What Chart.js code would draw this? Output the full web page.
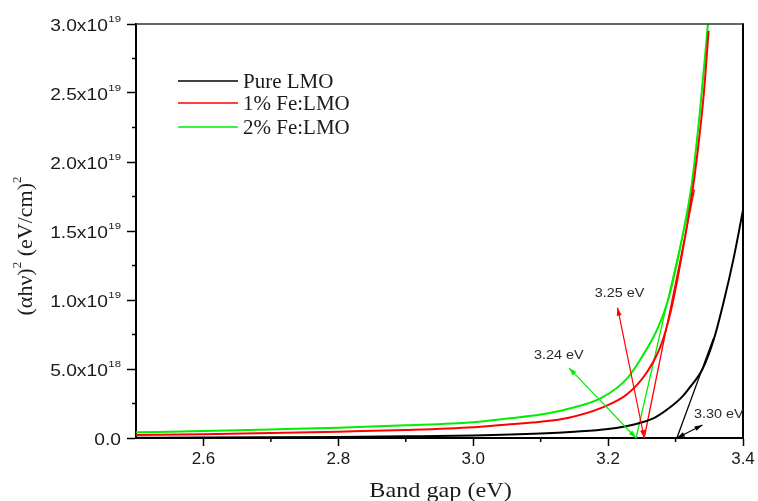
<!DOCTYPE html>
<html>
<head>
<meta charset="utf-8">
<script src="https://cdn.jsdelivr.net/npm/chart.js@4.4.1/dist/chart.umd.min.js"></script>
<style>
html,body{margin:0;padding:0;background:#fff;}
#wrap{width:758px;height:501px;position:relative;}
</style>
</head>
<body>
<div id="wrap"><canvas id="c" width="758" height="501"></canvas></div>
<script>
// ---------- data (y values in units of 1e19 (eV/cm)^2) ----------
const seriesLabels = ['Pure LMO', '1% Fe:LMO', '2% Fe:LMO'];

const pureEV  = [2.50, 2.60, 2.70, 2.80, 2.90, 3.00, 3.10, 3.15, 3.20, 3.24, 3.27, 3.29, 3.31, 3.32, 3.34, 3.357, 3.372, 3.386, 3.40];
const pureVal = [0.002, 0.003, 0.005, 0.008, 0.012, 0.018, 0.032, 0.045, 0.065, 0.10, 0.15, 0.215, 0.30, 0.36, 0.50, 0.72, 1.00, 1.30, 1.65];

const fe1EV  = [2.50, 2.60, 2.70, 2.80, 2.90, 3.00, 3.055, 3.10, 3.14, 3.19, 3.229, 3.259, 3.279, 3.293, 3.305, 3.323, 3.333, 3.342, 3.349];
const fe1Val = [0.022, 0.028, 0.036, 0.046, 0.058, 0.078, 0.100, 0.118, 0.145, 0.218, 0.32, 0.487, 0.68, 0.92, 1.21, 1.72, 2.085, 2.50, 2.95];

const fe2EV  = [2.50, 2.60, 2.70, 2.80, 2.90, 3.00, 3.055, 3.10, 3.14, 3.19, 3.229, 3.253, 3.274, 3.289, 3.300, 3.311, 3.324, 3.336, 3.348];
const fe2Val = [0.041, 0.050, 0.062, 0.075, 0.092, 0.115, 0.143, 0.170, 0.210, 0.290, 0.436, 0.61, 0.80, 1.00, 1.22, 1.48, 1.84, 2.36, 3.00];

// linear extrapolation (tangent) lines: [x, y] end points
const pureTanEV  = [3.302, 3.356];
const pureTanVal = [0, 0.72];
const fe1TanEV   = [3.2535, 3.328];
const fe1TanVal  = [0, 1.80];
const fe2TanEV   = [3.2415, 3.326];
const fe2TanVal  = [0, 1.80];

// axis ticks
const xMajorTicks = [2.6, 2.8, 3.0, 3.2, 3.4];
const xMinorTicks = [2.7, 2.9, 3.1, 3.3];
const yMajorTicks = [0, 0.5, 1.0, 1.5, 2.0, 2.5, 3.0];
const yMinorTicks = [0.25, 0.75, 1.25, 1.75, 2.25, 2.75];
const yTickMantissa = ['0.0', '5.0x10', '1.0x10', '1.5x10', '2.0x10', '2.5x10', '3.0x10'];
const yTickExponent = ['', '18', '19', '19', '19', '19', '19'];

// band-gap annotations
const gapLabels = ['3.25 eV', '3.24 eV', '3.30 eV'];
const gapValues = [3.2535, 3.2415, 3.302];

// ---------- styling / layout ----------
const seriesColors = ['#000000', '#ff0000', '#00ee00'];
const annotations = [
  {text: gapLabels[0], tx: 3.217, ty: 1.046, x1: gapValues[0], y1: 0, x2: 3.214, y2: 0.944, color: '#ff0000'},
  {text: gapLabels[1], tx: 3.127, ty: 0.596, x1: gapValues[1], y1: 0, x2: 3.142, y2: 0.508, color: '#00ee00'},
  {text: gapLabels[2], tx: 3.364, ty: 0.167, x1: gapValues[2], y1: 0, x2: 3.340, y2: 0.094, color: '#000000'}
];

function pts(xs, ys){ return xs.map((x,i)=>({x:x, y:ys[i]})); }

function sText(ctx, text, x, y, sx, align){
  ctx.save();
  ctx.translate(x, y);
  ctx.scale(sx, 1);
  ctx.textAlign = align || 'left';
  ctx.fillText(text, 0, 0);
  ctx.restore();
}
function arrowHead(ctx, xa, ya, xb, yb, len, half){
  const a = Math.atan2(yb-ya, xb-xa);
  ctx.beginPath();
  ctx.moveTo(xb, yb);
  ctx.lineTo(xb - len*Math.cos(a) + half*Math.sin(a), yb - len*Math.sin(a) - half*Math.cos(a));
  ctx.lineTo(xb - len*Math.cos(a) - half*Math.sin(a), yb - len*Math.sin(a) + half*Math.cos(a));
  ctx.closePath();
  ctx.fill();
}

const decor = {
  id: 'decor',
  afterDraw(chart){
    const ctx = chart.ctx, ca = chart.chartArea;
    const xs = chart.scales.x, ys = chart.scales.y;
    ctx.save();
    // frame top & right
    ctx.strokeStyle = '#333'; ctx.lineWidth = 1.5;
    ctx.beginPath(); ctx.moveTo(ca.left, ca.top); ctx.lineTo(ca.right, ca.top); ctx.stroke();
    ctx.strokeStyle = '#000'; ctx.lineWidth = 2;
    ctx.beginPath(); ctx.moveTo(ca.right, ca.top-0.75); ctx.lineTo(ca.right, ca.bottom); ctx.stroke();
    // minor ticks
    ctx.lineWidth = 1.5; ctx.strokeStyle = '#000';
    xMinorTicks.forEach(v=>{ const p = xs.getPixelForValue(v); ctx.beginPath(); ctx.moveTo(p, ca.bottom); ctx.lineTo(p, ca.bottom+4); ctx.stroke(); });
    yMinorTicks.forEach(v=>{ const p = ys.getPixelForValue(v); ctx.beginPath(); ctx.moveTo(ca.left-4, p); ctx.lineTo(ca.left, p); ctx.stroke(); });
    // y tick labels with superscripts
    ctx.fillStyle = '#1a1a1a'; ctx.textBaseline = 'alphabetic';
    const right = 121, sxT = 1.2;
    yMajorTicks.forEach((v,i)=>{
      const p = ys.getPixelForValue(v);
      ctx.font = '9.5px "Liberation Sans", Arial, sans-serif';
      const ws = yTickExponent[i] ? ctx.measureText(yTickExponent[i]).width*sxT + 0.5 : 0;
      if (yTickExponent[i]) sText(ctx, yTickExponent[i], right - ws + 0.5, p - 2.5, sxT, 'left');
      ctx.font = '16px "Liberation Sans", Arial, sans-serif';
      sText(ctx, yTickMantissa[i], right - ws, p + 6.5, sxT, 'right');
    });
    // x title
    ctx.fillStyle = '#1a1a1a';
    ctx.font = '22px "Liberation Serif", "Times New Roman", serif';
    sText(ctx, 'Band gap (eV)', (ca.left+ca.right)/2 + 1, 497, 1.1, 'center');
    // y title (rotated, with superscripts)
    const segs = [{t:'(\u03b1h\u03bd)', s:false}, {t:'2', s:true}, {t:' (eV/cm)', s:false}, {t:'2', s:true}];
    const fMain = '22px "Liberation Serif", "Times New Roman", serif', fSup = '13px "Liberation Serif", "Times New Roman", serif';
    let total = 0;
    segs.forEach(sg=>{ ctx.font = sg.s ? fSup : fMain; sg.w = ctx.measureText(sg.t).width; total += sg.w; });
    ctx.save();
    ctx.translate(32, 246);
    ctx.rotate(-Math.PI/2);
    ctx.textAlign = 'left';
    let cx = -total/2;
    segs.forEach(sg=>{ ctx.font = sg.s ? fSup : fMain; ctx.fillText(sg.t, cx, sg.s ? -11 : 0); cx += sg.w; });
    ctx.restore();
    // legend
    ctx.font = '21px "Liberation Serif", "Times New Roman", serif';
    ctx.textBaseline = 'middle';
    const legY = [81, 103, 127];
    chart.data.datasets.slice(0,3).forEach((ds,i)=>{
      ctx.strokeStyle = ds.borderColor; ctx.lineWidth = 1.5;
      ctx.beginPath(); ctx.moveTo(178, legY[i]); ctx.lineTo(238, legY[i]); ctx.stroke();
      ctx.fillStyle = '#1a1a1a';
      ctx.fillText(ds.label, 243, legY[i] + 1);
    });
    // annotations: double-headed arrows + labels
    ctx.textBaseline = 'middle';
    annotations.forEach(a=>{
      const x1 = xs.getPixelForValue(a.x1), y1 = ys.getPixelForValue(a.y1);
      const x2 = xs.getPixelForValue(a.x2), y2 = ys.getPixelForValue(a.y2);
      ctx.strokeStyle = a.color; ctx.fillStyle = a.color; ctx.lineWidth = 1.2;
      ctx.beginPath(); ctx.moveTo(x1, y1); ctx.lineTo(x2, y2); ctx.stroke();
      arrowHead(ctx, x2, y2, x1, y1, 8, 2.5);
      arrowHead(ctx, x1, y1, x2, y2, 8, 2.5);
      ctx.fillStyle = '#2a2a2a';
      ctx.font = '12px "Liberation Sans", Arial, sans-serif';
      sText(ctx, a.text, xs.getPixelForValue(a.tx), ys.getPixelForValue(a.ty), 1.2, 'center');
    });
    ctx.restore();
  }
};

const curve = (label, xs, ys, color) => ({
  label: label, data: pts(xs, ys), showLine: true, borderColor: color, backgroundColor: color,
  borderWidth: 2, pointRadius: 0, cubicInterpolationMode: 'monotone', fill: false
});
const tangent = (xs, ys, color) => ({
  label: '', data: pts(xs, ys), showLine: true, borderColor: color, backgroundColor: color,
  borderWidth: 1.3, pointRadius: 0, tension: 0, fill: false
});

new Chart(document.getElementById('c'), {
  type: 'scatter',
  data: {
    datasets: [
      curve(seriesLabels[0], pureEV, pureVal, seriesColors[0]),
      curve(seriesLabels[1], fe1EV, fe1Val, seriesColors[1]),
      curve(seriesLabels[2], fe2EV, fe2Val, seriesColors[2]),
      tangent(pureTanEV, pureTanVal, seriesColors[0]),
      tangent(fe1TanEV, fe1TanVal, seriesColors[1]),
      tangent(fe2TanEV, fe2TanVal, seriesColors[2])
    ]
  },
  options: {
    responsive: false, animation: false, devicePixelRatio: 1,
    layout: {padding: {top: 24, right: 15, left: 0, bottom: 0}},
    plugins: {legend: {display: false}, tooltip: {enabled: false}},
    scales: {
      x: {
        type: 'linear', min: 2.5, max: 3.4,
        afterBuildTicks: s => { s.ticks = xMajorTicks.map(v=>({value: v})); },
        afterFit: s => { s.height = 63; },
        grid: {drawOnChartArea: false, drawTicks: true, tickLength: 8, tickColor: '#000', tickWidth: 1.5},
        border: {display: true, color: '#000', width: 2},
        ticks: {font: {family: '"Liberation Sans", Arial, sans-serif', size: 17}, color: '#1a1a1a', padding: 3,
                maxRotation: 0, autoSkip: false, callback: v => Number(v).toFixed(1)}
      },
      y: {
        type: 'linear', min: 0, max: 3.0,
        afterBuildTicks: s => { s.ticks = yMajorTicks.map(v=>({value: v})); },
        afterFit: s => { s.width = 136; },
        grid: {drawOnChartArea: false, drawTicks: true, tickLength: 9, tickColor: '#000', tickWidth: 1.5},
        border: {display: true, color: '#000', width: 2},
        ticks: {display: false}
      }
    }
  },
  plugins: [decor]
});
</script>
</body>
</html>
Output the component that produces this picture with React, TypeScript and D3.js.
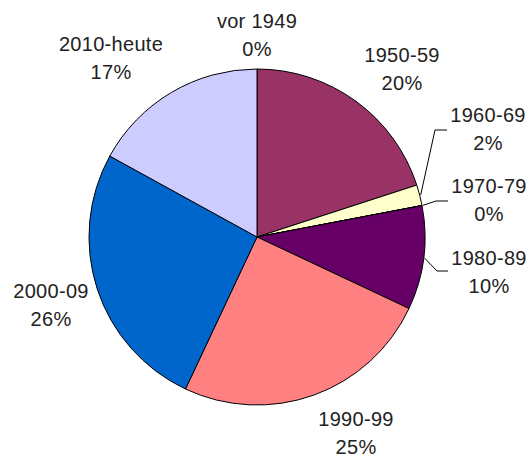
import { FC } from 'react';
import * as d3 from 'd3';

const categories = ['vor 1949', '1950-59', '1960-69', '1970-79', '1980-89', '1990-99', '2000-09', '2010-heute'];
const shares = [0, 20, 2, 0, 10, 25, 26, 17];
const percentLabels = ['0%', '20%', '2%', '0%', '10%', '25%', '26%', '17%'];
const colors = ['#9999FF', '#993366', '#FFFFCC', '#CCFFFF', '#660066', '#FF8080', '#0066CC', '#CCCCFF'];

// label anchors (center x, first baseline) and leader line bends
const labelPos: [number, number][] = [
  [257, 28], [402, 62], [488, 122], [489, 193], [489, 265], [356, 426], [51, 298], [111, 51],
];
const leaders: Record<number, [number, number][]> = {
  2: [[435, 130], [447, 130]],
  3: [[436, 201], [448, 201]],
  4: [[437, 271], [448, 271]],
};

const W = 531;
const H = 459;
const cx = 257;
const cy = 237;
const r = 168;

const App: FC = () => {
  const pie = d3.pie<number>().sort(null).value(d => d).startAngle(0).endAngle(2 * Math.PI);
  const arcs = pie(shares);
  const arc = d3.arc<d3.PieArcDatum<number>>().innerRadius(0).outerRadius(r);
  const edge = d3.arc<d3.PieArcDatum<number>>().innerRadius(r + 1).outerRadius(r + 1);

  return (
    <svg width={W} height={H} style={{ position: 'absolute', left: 0, top: 0, background: '#fff' }}>
      <g transform={`translate(${cx},${cy})`}>
        {arcs.map((a, i) => (
          <path key={categories[i]} d={arc(a) || ''} fill={colors[i]} stroke="#000" strokeWidth={1} strokeLinejoin="round" />
        ))}
      </g>
      {Object.entries(leaders).map(([k, pts]) => {
        const i = +k;
        const [sx, sy] = edge.centroid(arcs[i]);
        const line = d3.line()([[cx + sx, cy + sy], ...pts]);
        return <path key={k} d={line || ''} fill="none" stroke="#000" strokeWidth={1} />;
      })}
      <g fontFamily="'Liberation Sans', Arial, sans-serif" fontSize={20} fill="#222" textAnchor="middle" letterSpacing={0.3}>
        {categories.map((c, i) => (
          <text key={c} x={labelPos[i][0]} y={labelPos[i][1]}>
            <tspan x={labelPos[i][0]}>{c}</tspan>
            <tspan x={labelPos[i][0]} dy={28}>{percentLabels[i]}</tspan>
          </text>
        ))}
      </g>
    </svg>
  );
};

export default App;
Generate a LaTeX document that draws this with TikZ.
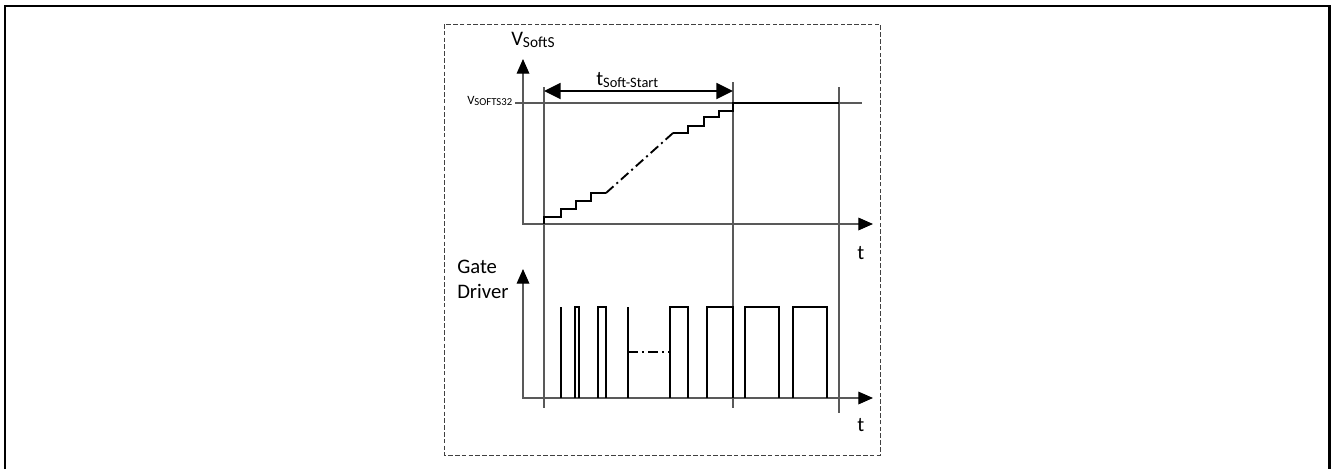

-.-.-

Challenge: Among the records above, how many lines carry the string "this"? Reply with the number alone.

In response: 3